_EXERCISE GOAL_
Write out the opening lines of the data word for word, up to and including the line with "from matplotlib.patches import Rectangle", and leave every picture and every later line out.

_INFORMATION SHOWN_
· · · · ·

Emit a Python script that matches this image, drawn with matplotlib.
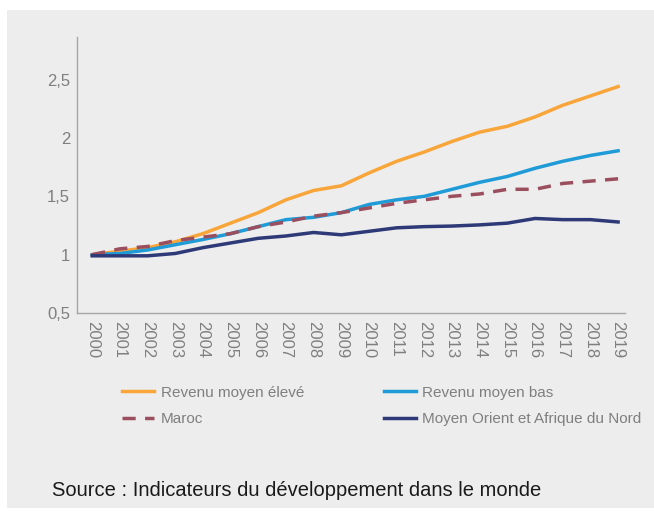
import matplotlib
matplotlib.use("Agg")
import matplotlib.pyplot as plt
from matplotlib.patches import Rectangle

# Données
annees = [str(a) for a in range(2000, 2020)]
revenu_eleve = [1.00, 1.03, 1.06, 1.11, 1.18, 1.27, 1.36, 1.47, 1.55, 1.59,
                1.70, 1.80, 1.88, 1.97, 2.05, 2.10, 2.18, 2.28, 2.36, 2.44]
revenu_bas = [1.00, 1.01, 1.04, 1.085, 1.13, 1.18, 1.24, 1.30, 1.32, 1.36,
              1.43, 1.47, 1.50, 1.56, 1.62, 1.67, 1.74, 1.80, 1.85, 1.89]
maroc = [1.00, 1.05, 1.07, 1.12, 1.15, 1.18, 1.24, 1.28, 1.33, 1.36,
         1.40, 1.44, 1.47, 1.50, 1.52, 1.56, 1.56, 1.61, 1.63, 1.65]
mena = [0.99, 0.99, 0.99, 1.01, 1.06, 1.10, 1.14, 1.16, 1.19, 1.17,
        1.20, 1.23, 1.24, 1.245, 1.255, 1.27, 1.31, 1.30, 1.30, 1.28]
y_ticks = [0.5, 1, 1.5, 2, 2.5]
y_labels = ["0,5", "1", "1,5", "2", "2,5"]

plt.rcParams['font.family'] = ['Liberation Sans', 'DejaVu Sans']

fig = plt.figure(figsize=(6.54, 5.11), dpi=100)
W, H = 654, 511
# fond gris du cadre
fig.patches.append(Rectangle((7 / W, 1 - 508 / H), (654 - 7) / W, (508 - 10) / H,
                             transform=fig.transFigure, facecolor='#ededed',
                             edgecolor='none', zorder=-10))

ax = fig.add_axes([77 / W, 1 - 313 / H, (625 - 77) / W, (313 - 37) / H])
ax.set_facecolor('none')

x = list(range(len(annees)))
l1, = ax.plot(x, revenu_eleve, color='#f8a53a', lw=2.5, label='Revenu moyen élevé')
l2, = ax.plot(x, revenu_bas, color='#1f9bd7', lw=2.5, label='Revenu moyen bas')
l3, = ax.plot(x, maroc, color='#9b4f5e', lw=2.5, ls=(0, (3.8, 2.7)), label='Maroc')
l4, = ax.plot(x, mena, color='#2e3a78', lw=2.5, label='Moyen Orient et Afrique du Nord')

ax.set_xlim(-0.55, 19.25)
ax.set_ylim(0.5, 2.865)
ax.set_yticks(y_ticks)
ax.set_yticklabels(y_labels)
ax.set_xticks(x)
ax.set_xticklabels(annees, rotation=270)
ax.tick_params(axis='both', length=0, colors='#7f7f7f', labelsize=12)
ax.tick_params(axis='x', pad=6)
ax.tick_params(axis='y', pad=5)
for s in ['top', 'right']:
    ax.spines[s].set_visible(False)
for s in ['left', 'bottom']:
    ax.spines[s].set_color('#a6a6a6')
    ax.spines[s].set_linewidth(1)

leg = fig.legend(handles=[l1, l3, l2, l4], ncol=2, loc='upper left',
                 bbox_to_anchor=(108 / W, 1 - 372 / H), frameon=False,
                 fontsize=11, handlelength=2.1, handletextpad=0.45,
                 columnspacing=5.2, labelspacing=0.8, labelcolor='#7f7f7f')

fig.text(52 / W, 1 - 490 / H, "Source : Indicateurs du développement dans le monde",
         fontsize=14.5, color='#1a1a1a', va='center', ha='left')

fig.savefig("out.png", dpi=100)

· · · · ·

_ANSWER FOR THIS EXERCISE_
Emit a Python script that matches this image, drawn with matplotlib.
import matplotlib
matplotlib.use("Agg")
import matplotlib.pyplot as plt
from matplotlib.patches import Rectangle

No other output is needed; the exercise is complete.